Mitigation and sequestration assumptions
• The government modelling uses different sequestration rates to the HWEN modelling with no
evidence or referenced work to support the use of those sequestration rates.
• The government modelling shows that for dairy, high incentive payments do not suffice to
induce high rate of adoption of Bromoform bolus. Less than 1% of dairy land adopts this option
and the analysis does not identify the drivers keeping adoption low.
• Meanwhile the modelling of the bolus scenario results in a significant change, in the dry-stock
sector, of a farming system shift from sheep to cattle. In reality, there are multiple reasons that a
farmer may not make the switch from sheep to cattle, but the model does not adequately
address these drivers.
Emissions leakage modelling
• The emissions leakage modelling is based on the FAO’s Tier 1 calculation of country emissions
data.

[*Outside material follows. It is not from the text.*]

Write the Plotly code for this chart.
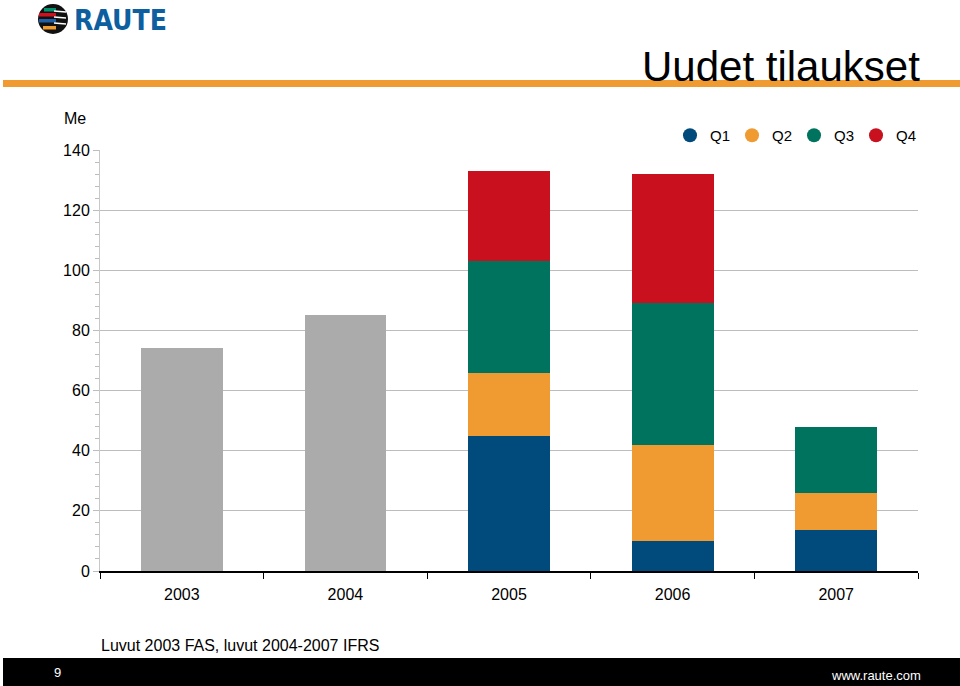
import plotly.graph_objects as go

years = ["2003", "2004", "2005", "2006", "2007"]
totals_early = [74, 85, None, None, None]
q1 = [None, None, 45, 10, 13.6]
q2 = [None, None, 21, 32, 12.3]
q3 = [None, None, 37, 47, 22]
q4 = [None, None, 30, 43, None]
quarter_names = ["Q1", "Q2", "Q3", "Q4"]
colors = ["#004B7C", "#F09B32", "#00735E", "#C8101E"]

W, H = 960, 686
L, R, T, B = 100, 918, 150, 571

def px(x):
    return (x - L) / (R - L)

def py(y):
    return (B - y) / (B - T)

fig = go.Figure()
fig.add_trace(go.Bar(x=years, y=totals_early, marker_color="#ABABAB",
                     marker_line_width=0, showlegend=False, hoverinfo="y"))
for name, vals, col in zip(quarter_names, [q1, q2, q3, q4], colors):
    fig.add_trace(go.Bar(x=years, y=vals, name=name, marker_color=col,
                         marker_line_width=0, showlegend=False))
for name, col in zip(quarter_names, colors):
    fig.add_trace(go.Scatter(x=[None], y=[None], mode="markers", name=name,
                             marker=dict(symbol="circle", size=14, color=col)))

font = "Liberation Sans, Arial, sans-serif"
fig.update_layout(
    width=W, height=H,
    margin=dict(l=L, r=W - R, t=T, b=H - B, pad=0),
    barmode="stack", bargap=0.5,
    paper_bgcolor="white", plot_bgcolor="white",
    font=dict(family=font, size=16, color="black"),
    showlegend=True,
    legend=dict(orientation="h", x=1.0, xanchor="right", y=py(135.5), yanchor="middle",
                font=dict(size=15), entrywidth=17, entrywidthmode="pixels",
                itemsizing="trace", bgcolor="rgba(0,0,0,0)", traceorder="normal"),
    xaxis=dict(type="category", showgrid=False, showline=True, linecolor="black",
               linewidth=1.5, ticks="outside", tickson="boundaries", ticklen=6,
               tickcolor="black", tickfont=dict(size=16), ticklabelstandoff=8),
    yaxis=dict(range=[0, 140], dtick=20, showgrid=True, gridcolor="#BDBDBD",
               gridwidth=1, showline=True, linecolor="#C8C8C8", linewidth=1,
               ticks="outside", ticklen=6, tickcolor="#BDBDBD",
               tickfont=dict(size=16), zeroline=False,
               minor=dict(dtick=4, ticks="outside", ticklen=4, tickcolor="#BDBDBD",
                          showgrid=False)),
)

shapes = []
# orange rule under title
shapes.append(dict(type="rect", xref="paper", yref="paper",
                   x0=px(3), x1=px(960), y0=py(87), y1=py(80),
                   fillcolor="#F09B32", line_width=0, layer="above"))
# black footer bar
shapes.append(dict(type="rect", xref="paper", yref="paper",
                   x0=px(3), x1=px(960), y0=py(686), y1=py(658),
                   fillcolor="black", line_width=0, layer="above"))
# logo globe
cx, cy, r = 53, 19, 15
shapes.append(dict(type="circle", xref="paper", yref="paper",
                   x0=px(cx - r), x1=px(cx + r), y0=py(cy + r), y1=py(cy - r),
                   fillcolor="#111111", line_width=0, layer="above"))
stripe_cols = ["#00916E", "#D0101E", "#1F5FA8", "#F09B32"]
stripe_y = [8, 13, 19, 26]
stripe_x0 = [44, 39, 39, 43]
for c, y0, x0 in zip(stripe_cols, stripe_y, stripe_x0):
    shapes.append(dict(type="rect", xref="paper", yref="paper",
                       x0=px(x0), x1=px(56), y0=py(y0 + 3.5), y1=py(y0),
                       fillcolor=c, line_width=0, layer="above"))
for y0 in [11, 17, 23]:
    shapes.append(dict(type="line", xref="paper", yref="paper",
                       x0=px(54), x1=px(66), y0=py(y0), y1=py(y0 + 1),
                       line=dict(color="white", width=1.5), layer="above"))
fig.update_layout(shapes=shapes)

ann = []
ann.append(dict(text="<b>RAUTE</b>", xref="paper", yref="paper", x=px(72), y=py(20),
                xanchor="left", yanchor="middle", showarrow=False,
                font=dict(family="DejaVu Sans Condensed, DejaVu Sans", size=28,
                          color="#0D5FA0")))
ann.append(dict(text="Uudet tilaukset", xref="paper", yref="paper", x=px(922), y=py(66),
                xanchor="right", yanchor="middle", showarrow=False,
                font=dict(family=font, size=42, color="black")))
ann.append(dict(text="Me", xref="paper", yref="paper", x=px(88), y=py(119),
                xanchor="right", yanchor="middle", showarrow=False,
                font=dict(family=font, size=16, color="black")))
ann.append(dict(text="Luvut 2003 FAS, luvut 2004-2007 IFRS", xref="paper", yref="paper",
                x=px(99), y=py(645), xanchor="left", yanchor="middle", showarrow=False,
                font=dict(family=font, size=16, color="black")))
ann.append(dict(text="9", xref="paper", yref="paper", x=px(57), y=py(672),
                xanchor="center", yanchor="middle", showarrow=False,
                font=dict(family=font, size=13, color="white")))
ann.append(dict(text="www.raute.com", xref="paper", yref="paper", x=px(923), y=py(675),
                xanchor="right", yanchor="middle", showarrow=False,
                font=dict(family=font, size=13, color="white")))
fig.update_layout(annotations=ann)

fig.write_html("out.html", config={"displayModeBar": False},
               post_script="document.body.style.margin='0';")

The FAO Tier 1 emissions data is not an appropriate basis for modelling potential emissions
leakage risk because it is known to overestimate significantly the emissions intensity of New
Zealand milk relative to other countries due to its use of calculation defaults that are based on
global proxies, and that do not accurately reflect New Zealand farming models.
• By basing global emission impact modelling on data derived from a Tier 1 emissions calculation,
the numbers presented in the consultation paper significantly underestimate the dairy emissions
leakage that would arise from the government’s pricing proposal.
Conclusion
• The government modelling of impacts and emission leakage has significant anomalies that make
it very difficult to understand the impact of the government policy proposals.
• The modelling undertaken by He Waka Eke Noa, with government input and peer review alongside
further modelling by B+LNZ and case studies by DINZ, highlight there will be an impact on profit
and production as a result of a price on emissions. It is not acceptable for these adverse
consequences to come into being, and as such we need to take a cautious approach to pricing that
protects the viability of all sectors.